Abstract

ABSTRACT Singapore’s celebrated economic development during the post-independence period involved the wholesale reshaping of Singapore’s landscape. This had well-documented effects upon Singaporean cultural imaginaries and public history. The transformation of Singapore’s rivers and peripheral islands, however, is rarely cited in the national narrative. Many of Singapore’s peripheral islands were repurposed during the development drive, as islanders were relocated to the main island and supplanted by oil refineries, tourism attractions, and landfill. Commemoration of this history of resettlement is scant, and the islands remain peripheral and relatively inaccessible to most Singaporeans. This article draws on Vyjayanthi Rao’s conceptualisation of the “city-as-archive” in tandem with Elizabeth DeLoughrey’s “tidalectics” to put forward a method of reading literature for its fluid construction of historical meaning in relation to places.

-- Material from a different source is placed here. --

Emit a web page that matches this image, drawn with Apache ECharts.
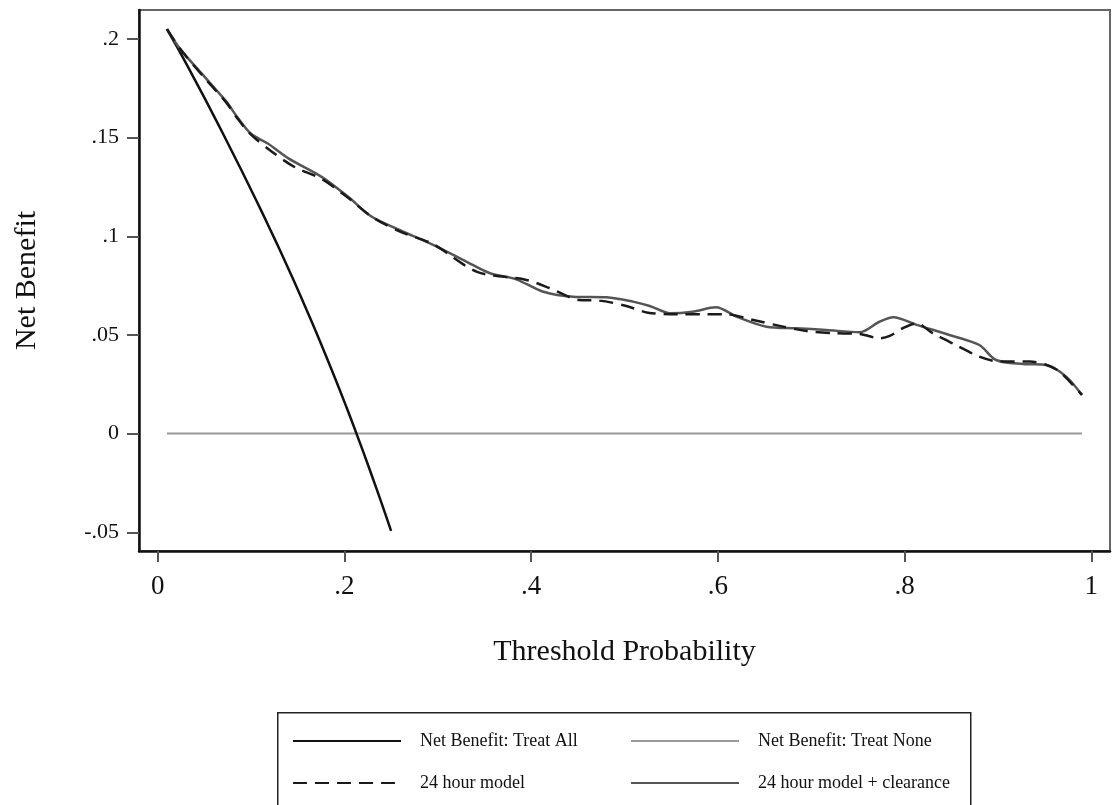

By positioning Singapore’s islands and rivers in world-historical processes, it explores representations of living cultures and cultural memory to show how the bounded places of the southern islands and Seletar Reservoir act as repositories for cultural memory and practice. Through analysis of Isa Kamari’s novel Rawa and Suratman Markasan’s novel Penghulu, this article foregrounds these peripheries, illustrating how cultural histories are brought to the fore as living and dynamic, rather than merely preserved.